Sejamos realistas, nada disto é possível. Até a escrita está interdita a estes pensamentos anarquistas, que só pecam por serem verdade. Façamos pelo menos um esforço, do género Primavera de Praga do amor, Revolução dos Cravos da paixão, Revolução de Veludo do romance e vamos da República Checa a Portugal, restaurar o amor no mundo. Um género de transição pacífica.
Vamos começar por uma Lei simples, melhor, um texto constitucional, que condene todos os romanticidas. Considera-se pois decretado:
Art. 297º da C.R.P.
1º Está proibido o amor, namoro, noivado, união de facto ou casamento, por parte daqueles que não reconheçam a sua pureza, a sua loucura e a sua eloquência.
2º Estão proibidas as relações sem rosas, chocolates, estaladas, berros, discussões e lágrimas, muitas lágrimas.
3º Está proibido o amor sem poesia, mesmo que má, de rima fácil e trato imberbe. Da mesma forma, estão obrigadas as cartas de amor, os versos roubados aos autores do costume, as citações de outrora e sempre, os bilhetinhos por baixo das carteiras, os piscares de olhos por entre a multidão, as dores de barriga no primeiro beijo e as bochechas rosadas ao primeiro piropo.
4º Está proibido o amor do “vamos tomar um café”, pelo que se institui o amor do beijo à chuva, do carro mal estacionado por entre o mato, das viagens pelo mundo, pela cidade e pela vida. Decreta-se assim a instituição do amor louco, em que se diz ao mundo que se pode morrer amanhã por falta dele.

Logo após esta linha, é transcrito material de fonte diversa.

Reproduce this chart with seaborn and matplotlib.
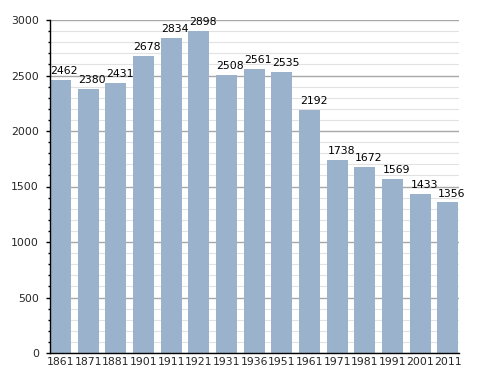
import matplotlib
matplotlib.use("Agg")
import matplotlib.pyplot as plt
import seaborn as sns
import pandas as pd
from matplotlib.ticker import MultipleLocator

years = ["1861", "1871", "1881", "1901", "1911", "1921", "1931", "1936", "1951",
         "1961", "1971", "1981", "1991", "2001", "2011"]
population = [2462, 2380, 2431, 2678, 2834, 2898, 2508, 2561, 2535,
              2192, 1738, 1672, 1569, 1433, 1356]

df = pd.DataFrame({"year": years, "pop": population})

sns.set_style("white")
plt.rcParams['font.family'] = ['DejaVu Sans']

fig = plt.figure(figsize=(4.88, 3.73), dpi=100)
ax = fig.add_axes([50/488, 1-353/373, (459-50)/488, (353-20)/373])

sns.barplot(data=df, x="year", y="pop", color="#9ab2cb", saturation=1,
            width=0.76, linewidth=0, edgecolor="none", ax=ax)

ax.set_ylim(0, 3000)
ax.set_xlim(-0.38, len(years) - 1 + 0.4)
ax.yaxis.set_major_locator(MultipleLocator(500))
ax.yaxis.set_minor_locator(MultipleLocator(100))
ax.grid(axis="y", which="major", color="#a8a8a8", linewidth=1)
ax.grid(axis="y", which="minor", color="#e2e2e2", linewidth=0.8)
ax.set_axisbelow(True)

for s in ["top", "right"]:
    ax.spines[s].set_visible(False)
for s in ["left", "bottom"]:
    ax.spines[s].set_color("black")
    ax.spines[s].set_linewidth(1)

ax.tick_params(axis="y", which="major", length=3, width=1, color="black",
               labelsize=7.8, pad=5, left=True)
ax.tick_params(axis="y", which="minor", length=1.6, width=1, color="black", left=True)
ax.tick_params(axis="x", which="both", length=0, labelsize=7.8, pad=3)

ax.set_xlabel("")
ax.set_ylabel("")

for i, v in enumerate(population):
    ax.annotate(str(v), (i, v), xytext=(2.8, 4.3), textcoords="offset points",
                ha="center", va="baseline", fontsize=7.8, color="black")

fig.savefig("out.png", dpi=100)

5º Está proibido o mais condenável dos amores: o amor segundo plano. Desta forma que se prendam perpetuamente aqueles que pretiram o amor em função do trabalho, da faculdade, da família, do dinheiro, ou até mesmo de outro amor. A prioridade passa a ser o amor.
6º Torna-se desta forma obrigatório amar. Ao jovem e ao velho, ao homem e à mulher, ao rico e ao pobre, enfim: a todos. Que as ruas sejam invadidas pelo romance do antigamente, pela paixão louca e pelo amor. E fim, acabou a crise. De que importa ela em relação ao amor?